Depois de esperar perto de uma hora, ao ritmo de discussões de teor benfiquista entre o porteiro com ar de funcionário público e outros dois indivíduos que estavam na zona de espera, subi, finalmente. A caminho do elevador passei pelo pórtico de detecção de metais, apesar de não me ter sido exigido – tristemente, o aparelho não piou. «Quarto andar, sala 412.»
O elevador era minúsculo e velho, daquele com botões grandes e uma grade de correr, e cheirava terrivelmente a tabaco. Desiludido, esperei que aquilo melhorasse na secção a que me dirigia. Na viagem, imaginei um hall de entrada, uma recepcionista, vozes, telefones e bater de teclas. Quando abri a porta deparei-me com um corredor estreito, portas e mais portas em madeira velha pintada de branco e umas chapinhas azuis com a indicação das divisões. O soalho rangia a cada passo. Era um antigo edifício de habitação, agora convertido, na Alexandre Herculano.
“Fraudes creditárias”. Fui recebido por um homem que não devia ter sequer trinta anos, em calça de ganga e camisa, num gabinete de paredes amarelecidas. A sala tinha duas secretárias, dois computadores, uma janela com vista para as traseiras do quarteirão.
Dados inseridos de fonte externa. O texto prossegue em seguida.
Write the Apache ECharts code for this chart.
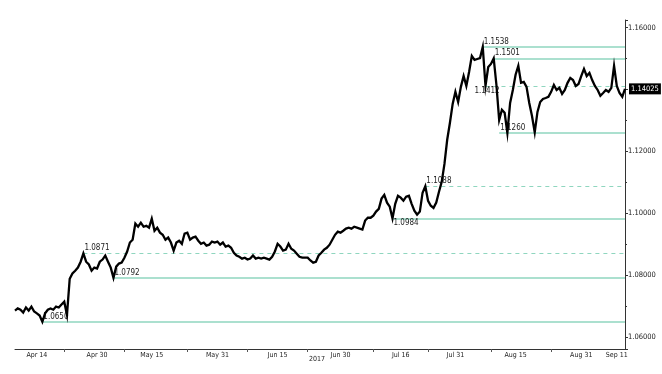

Nada daquilo remetia ao universo polícial de qualquer pessoa que tivesse nascido na era da televisão.
Chateado por não ter almoçado ainda, vi as fotografias a correr e não consegui identificar o brasileiro gordo que, em Agosto, comprou uma máquina fotográfica com um cartão de crédito ilícito. Passaram três meses, outra coisa não seria de esperar. Contudo, o sujeito estava preso e a minha presença ali era para prestar declarações que seriam anexadas ao processo. Como não domino o léxico policial, o meu depoimento necessitou de confirmação frase a frase, arrastando-se por quase quarenta minutos.